Of course, when a corporation decides to do this, with the backing of the
Federal Government, and connivance of its politicians and civil servants, there
are bound to be sharp practices. Several Nigerian nobodies became
dollar-billionaires overnight.
Fuel subsidy
entered the picture and this even gave more allowances and free hands to corrupt
practices. It was inevitable that in a corrupt system and environment, that
NNPC itself will be corrupt.
Suggested
solution:
One of the solutions
that should be looked at is make NNPC a Public Liability Company (PLC), listed
and traded on the floor of the Lagos Stock Exchange (LSE) and give all
Nigerians opportunity to have a stake in the company.
The Federal Government
of Nigeria should periodically offer shares to LSE just like British Petroleum
(BP), British Airways (BA), British Telecom (BT), to raise funds, and reducing its stake to 75%,
50%, 40% then 25%
Remove the much
controversial and totally irresponsible and corrupt Petroleum Subsidy so that
over N1.8 trillion annually can be used to improve Infrastructure, Electricity,
Health & Education.
These are tried
and tested approaches the world over; even Saudi Arabia’s Aramco, the world’s largest
oil company is planning to issue an IPO, for what could shape up to be the
world's largest initial public offering.
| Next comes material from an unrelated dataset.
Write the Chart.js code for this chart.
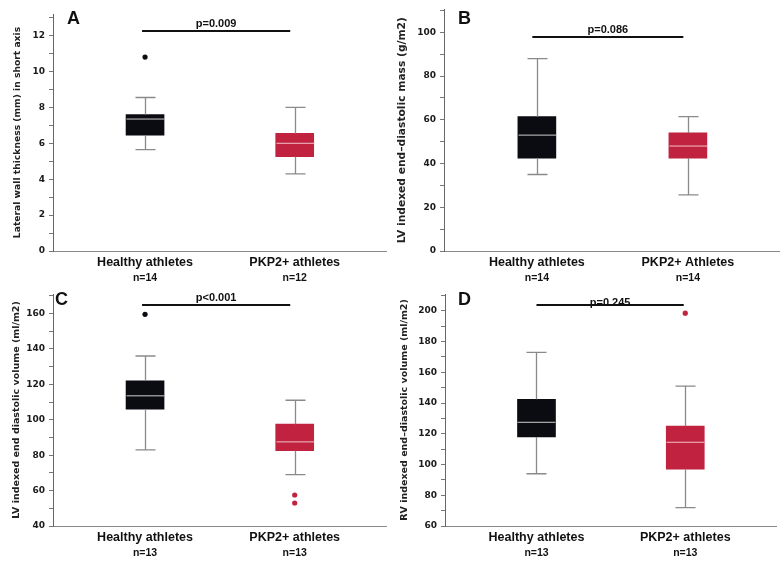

The massive state-run oil company is
looking to list as much as 5% of its shares sometime in 2020 or 2021. Aramco
officials have suggested the company could be worth as much as $2 trillion in
the past; many others have successfully listed. Why must we continue to operate
one of the world’s most inefficient Oil and Gas company this way, if not
because some people are reaping huge corrupt and illegal benefits from
maintaining the status quo?
Without these radical
steps, Nigeria's advancement will continue to be hampered and curtailed. The monumental
corruption within NNPC will continue unabated and the resulting misery and poverty
of the unfortunate Nigerian masses will know no end.